This meeting focused on the theme of smart tourism, recognising its significance in enhancing visitor experiences while preserving cultural heritage in innovative and sustainable ways. With the growing demand for climate change adaptation, various local and national authorities have implemented diverse practices to transform and innovate their tourism sectors.
The "Empowering Smart Tourism: Unlocking Sustainable Transformation" meeting aimed to provide a platform for local authorities and stakeholders to share their experiences and insights regarding showcasing and revitalising cultural heritage sites within the context of smart tourism. The event brought two experts to explore sustainable measures, citizen engagement, stakeholder involvement, tourism performance indicators, and the recognition received by different initiatives.
The first speaker at the meeting was Mitja Predovnik, Deputy Managing Director of Visit Ljubljana. Mitja presented the sustainable measures incorporated into Ljubljana's tourism approach. He highlighted the organization's efforts in promoting tourism while considering environmental and social aspects.Visit Ljubljana has encouraged citizen participation in promotional campaigns and ensured effective stakeholder engagement.

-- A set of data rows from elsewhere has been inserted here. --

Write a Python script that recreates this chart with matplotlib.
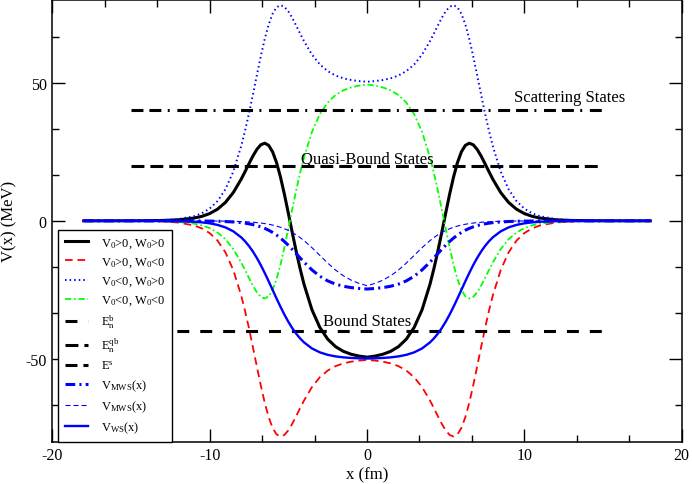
import numpy as np
import matplotlib
matplotlib.use("Agg")
import matplotlib.pyplot as plt
from matplotlib.ticker import MultipleLocator, AutoMinorLocator

# half profiles (x >= 0), curves are symmetric in x
x_half = [0, 0.5, 1, 1.5, 2, 2.5, 3, 3.5, 4, 4.25, 4.5, 4.75, 5, 5.25, 5.5, 5.75,
          6, 6.25, 6.5, 6.75, 7, 7.25, 7.5, 7.75, 8, 8.5, 9, 9.5, 10, 10.5, 11,
          12, 13, 14, 15, 16, 17, 18]

v_pos_w_pos = [-49.38, -48.99, -48.34, -47.28, -45.57, -42.84, -38.59, -32.19, -23.04,
               -17.37, -11.05, -4.24, 2.77, 9.62, 15.88, 21.12, 25.00, 27.34, 28.12,
               27.54, 25.88, 23.49, 20.71, 17.82, 15.04, 10.23, 6.66, 4.23, 2.63, 1.62,
               1.00, 0.37, 0.14, 0.05, 0.02, 0.01, 0.0, 0.0]
v_pos_w_neg = [-50.37, -50.61, -51.00, -51.62, -52.63, -54.23, -56.66, -60.23, -65.04,
               -67.82, -70.71, -73.49, -75.88, -77.54, -78.12, -77.34, -75.00, -71.12,
               -65.88, -59.62, -52.77, -45.76, -38.95, -32.63, -26.96, -17.81, -11.41,
               -7.16, -4.43, -2.72, -1.66, -0.62, -0.23, -0.08, -0.03, -0.01, 0.0, 0.0]
v_neg_w_pos = [50.37, 50.61, 51.00, 51.62, 52.63, 54.23, 56.66, 60.23, 65.04,
               67.82, 70.71, 73.49, 75.88, 77.54, 78.12, 77.34, 75.00, 71.12,
               65.88, 59.62, 52.77, 45.76, 38.95, 32.63, 26.96, 17.81, 11.41,
               7.16, 4.43, 2.72, 1.66, 0.62, 0.23, 0.08, 0.03, 0.01, 0.0, 0.0]
v_neg_w_neg = [49.38, 48.99, 48.34, 47.28, 45.57, 42.84, 38.59, 32.19, 23.04,
               17.37, 11.05, 4.24, -2.77, -9.62, -15.88, -21.12, -25.00, -27.34, -28.12,
               -27.54, -25.88, -23.49, -20.71, -17.82, -15.04, -10.23, -6.66, -4.23, -2.63,
               -1.62, -1.00, -0.37, -0.14, -0.05, -0.02, -0.01, 0.0, 0.0]
v_mws_1 = [-24.70, -24.50, -24.19, -23.70, -22.92, -21.75, -20.05, -17.77, -14.97,
           -13.44, -11.88, -10.33, -8.86, -7.49, -6.24, -5.15, -4.20, -3.40, -2.73,
           -2.18, -1.73, -1.37, -1.08, -0.85, -0.66, -0.41, -0.25, -0.15, -0.09, -0.06,
           -0.03, -0.01, 0.0, 0.0, 0.0, 0.0, 0.0, 0.0]
v_mws_2 = [-23.47, -22.67, -21.51, -19.91, -17.82, -15.29, -12.50, -9.71, -7.18,
           -6.07, -5.09, -4.23, -3.49, -2.86, -2.34, -1.90, -1.53, -1.24, -1.00,
           -0.80, -0.64, -0.51, -0.41, -0.33, -0.26, -0.17, -0.11, -0.07, -0.04, -0.03,
           -0.02, -0.01, 0.0, 0.0, 0.0, 0.0, 0.0, 0.0]
v_ws = [-49.88, -49.80, -49.67, -49.45, -49.10, -48.53, -47.63, -46.21, -44.04,
        -42.60, -40.88, -38.87, -36.55, -33.96, -31.12, -28.11, -25.00, -21.89, -18.88,
        -16.04, -13.45, -11.14, -9.12, -7.40, -5.96, -3.79, -2.37, -1.47, -0.90, -0.55,
        -0.33, -0.12, -0.05, -0.02, -0.01, 0.0, 0.0, 0.0]

# energy levels
e_bound = -40
e_quasi = 20
e_scatt = 40
e_span = [-15, 15]


def full(y):
    # mirror the half profile onto x < 0
    y = np.asarray(y)
    return np.concatenate([y[:0:-1], y])


x_full = np.concatenate([-np.asarray(x_half)[:0:-1], np.asarray(x_half)])

plt.rcParams['font.family'] = ['Liberation Serif', 'DejaVu Serif']
plt.rcParams['mathtext.fontset'] = 'custom'
plt.rcParams['mathtext.rm'] = 'Liberation Serif'
plt.rcParams['mathtext.it'] = 'Liberation Serif:italic'
plt.rcParams['axes.unicode_minus'] = False
plt.rcParams['lines.scale_dashes'] = False

fig = plt.figure(figsize=(6.92, 4.85), dpi=100)
ax = fig.add_axes([0.0756, 0.0872, 0.9095, 0.9108])

ax.plot(x_full, full(v_pos_w_pos), color='black', lw=2.2, label=r'V$_0$>0, W$_0$>0')
ax.plot(x_full, full(v_pos_w_neg), color='#ff0000', lw=1.3, ls=(0, (5.5, 3.5)),
        label=r'V$_0$>0, W$_0$<0')
ax.plot(x_full, full(v_neg_w_pos), color='#0000ff', lw=1.4, ls=(0, (1.1, 2.2)),
        label=r'V$_0$<0, W$_0$>0')
ax.plot(x_full, full(v_neg_w_neg), color='#00ff00', lw=1.3, ls=(0, (4.5, 2, 1.2, 2)),
        label=r'V$_0$<0, W$_0$<0')

ax.plot(e_span, [e_bound, e_bound], color='black', lw=2.2, ls=(0, (8.6, 7.9)),
        label=r'E$^\mathrm{b}_\mathrm{n}$')
ax.plot(e_span, [e_quasi, e_quasi], color='black', lw=2.2, ls=(0, (9.3, 4.3)),
        label=r'E$^\mathrm{qb}_\mathrm{n}$')
ax.plot(e_span, [e_scatt, e_scatt], color='black', lw=2.2,
        ls=(0, (8.6, 4.3, 8.6, 4.6, 1.4, 5.5)), label=r'E$^\mathrm{s}$')

ax.plot(x_full, full(v_mws_1), color='#0000ff', lw=2.2, ls=(0, (7, 3, 1.5, 3)),
        label=r'V$_\mathrm{MWS}$(x)')
ax.plot(x_full, full(v_mws_2), color='#0000ff', lw=0.8, ls=(0, (3.6, 2.2)),
        label=r'V$_\mathrm{MWS}$(x)')
ax.plot(x_full, full(v_ws), color='#0000ff', lw=1.7, label=r'V$_\mathrm{WS}$(x)')

# state labels
ax.text(12.9, 43.3, 'Scattering States', fontsize=12, ha='center', va='baseline')
ax.text(0, 21.3, 'Quasi-Bound States', fontsize=12, ha='center', va='baseline')
ax.text(0, -37.8, 'Bound States', fontsize=12, ha='center', va='baseline')

ax.set_xlim(-20, 20)
ax.set_ylim(-80, 80)
ax.xaxis.set_major_locator(MultipleLocator(10))
ax.yaxis.set_major_locator(MultipleLocator(50))
ax.xaxis.set_minor_locator(AutoMinorLocator(3))
ax.yaxis.set_minor_locator(AutoMinorLocator(3))
ax.tick_params(which='both', direction='in', top=True, right=True, width=1.0,
               labelsize=11.5, pad=4)
ax.tick_params(which='major', length=9.4)
ax.tick_params(which='minor', length=5)
for s in ax.spines.values():
    s.set_linewidth(1.1)

ax.set_xlabel('x (fm)', fontsize=12, labelpad=2)
ax.set_ylabel('V(x) (MeV)', fontsize=12, labelpad=6)

leg = ax.legend(loc='lower left', bbox_to_anchor=(6 / 629.4, 0), borderaxespad=0,
                fontsize=9, handlelength=1.9, handletextpad=1.0, borderpad=0.5,
                labelspacing=0.45, fancybox=False, framealpha=1, edgecolor='black')
leg.get_frame().set_linewidth(1.0)

fig.savefig('out.png', dpi=100)
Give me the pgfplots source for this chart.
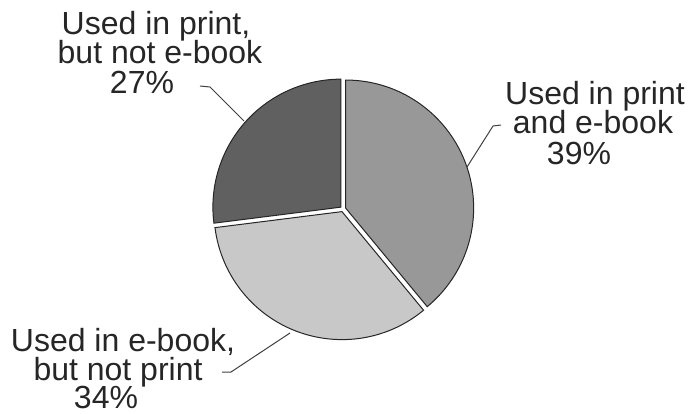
\documentclass[border=0pt]{standalone}
\usepackage{pgfplots}
\pgfplotsset{compat=1.18}
\usepackage{pgfplotstable}
\usetikzlibrary{calc}
\usepackage{fontspec}
\setmainfont{Liberation Sans}

\definecolor{sliceA}{HTML}{989898}
\definecolor{sliceB}{HTML}{C8C8C8}
\definecolor{sliceC}{HTML}{606060}
\definecolor{leader}{HTML}{404040}

% share of titles (percent), clockwise from the top
\pgfplotstableread{
pct
39
34
27
}\piedata

\pgfplotstablegetelem{0}{pct}\of\piedata \let\pA\pgfplotsretval
\pgfplotstablegetelem{1}{pct}\of\piedata \let\pB\pgfplotsretval
\pgfplotstablegetelem{2}{pct}\of\piedata \let\pC\pgfplotsretval

\pgfmathsetmacro\aA{90}
\pgfmathsetmacro\aB{\aA-3.6*\pA}
\pgfmathsetmacro\aC{\aB-3.6*\pB}
\pgfmathsetmacro\aD{\aC-3.6*\pC}
\pgfmathsetmacro\mA{(\aA+\aB)/2}
\pgfmathsetmacro\mB{(\aB+\aC)/2}
\pgfmathsetmacro\mC{(\aC+\aD)/2}

\newcommand\rad{64pt}
\newcommand\gap{1.4pt}

\begin{document}
\begin{tikzpicture}
\begin{axis}[
    hide axis,
    scale only axis,
    width=344.5pt, height=206.5pt,
    xmin=0, xmax=689, ymin=0, ymax=413,
    clip=false,
  ]
  \coordinate (bl) at (axis cs:0,0);
  \coordinate (tr) at (axis cs:689,413);
  % slices
  \draw[fill=sliceA, draw=black!85, line width=0.5pt]
    ($(axis cs:343,204)+(\mA:\gap)$) -- ++(\aA:\rad)
    arc[start angle=\aA, end angle=\aB, radius=\rad] -- cycle;
  \draw[fill=sliceB, draw=black!85, line width=0.5pt]
    ($(axis cs:343,204)+(\mB:\gap)$) -- ++(\aB:\rad)
    arc[start angle=\aB, end angle=\aC, radius=\rad] -- cycle;
  \draw[fill=sliceC, draw=black!85, line width=0.5pt]
    ($(axis cs:343,204)+(\mC:\gap)$) -- ++(\aC:\rad)
    arc[start angle=\aC, end angle=\aD, radius=\rad] -- cycle;
  % leader lines
  \draw[leader, line width=0.5pt] (axis cs:200,327) -- (axis cs:210,326) -- (axis cs:244,292);
  \draw[leader, line width=0.5pt] (axis cs:501,288) -- (axis cs:493,287) -- (axis cs:467,246);
  \draw[leader, line width=0.5pt] (axis cs:222,41) -- (axis cs:231,41) -- (axis cs:290,80);
  % labels
  \begin{scope}[every node/.style={anchor=base, inner sep=0pt, font=\fontsize{16}{19}\selectfont, text=black!85}]
    \node at (axis cs:156,378) {Used in print,};
    \node at (axis cs:160,349) {but not e-book};
    \node at (axis cs:142,319) {27\%};
    \node at (axis cs:595,308) {Used in print};
    \node at (axis cs:593,279) {and e-book};
    \node at (axis cs:579,249) {39\%};
    \node at (axis cs:123,62) {Used in e-book,};
    \node at (axis cs:118,33) {but not print};
    \node at (axis cs:106,5) {34\%};
  \end{scope}
\end{axis}
\pgfresetboundingbox
\path (bl) rectangle (tr);
\end{tikzpicture}
\end{document}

The second speaker, Kashyap Raiyani, an academic researcher, presented the TExTOUR project. This project, funded by the European Union, aims to co-design pioneering and sustainable cultural tourism strategies to improve deprived areas in Europe and beyond. Kashyap emphasised the role of information and communication technology (ICT) tools in promoting social innovation and cultural tourism. He also discussed the monitoring tools of the project's action plan.
During the Q and A session, several important points were raised. Questions directed towards Mitja highlighted the dual purpose of sustainability, aiming to both boost the economy through increased tourism and improve the local quality of life. The goal of attracting longer stays and the role of sustainability in attracting tourists were discussed, acknowledging that it is a continuous process requiring good practices and active communication with the community. There was also an emphasis on spreading tourism beyond the city centre and considering citizen happiness and engagement. The need for tourism apps and digitalisation was recognised. Regarding Kashyap, questions revolved around pilot projects for remote touristic places and involving local communities through an app. The importance of stakeholders, particularly municipalities, and the impact of QR code scanning in raising awareness of remote areas were highlighted.
The Working Group on Smart Heritage Cities, established in November 2020 and hosted by EURADA within the framework of the POCITYF project, serves as a high-level discussion platform that brings together experts and practitioners to explore citizen engagement and its implications on governance. The group aims to gather knowledge and expertise from diverse perspectives to drive positive change in the development and management of heritage cities.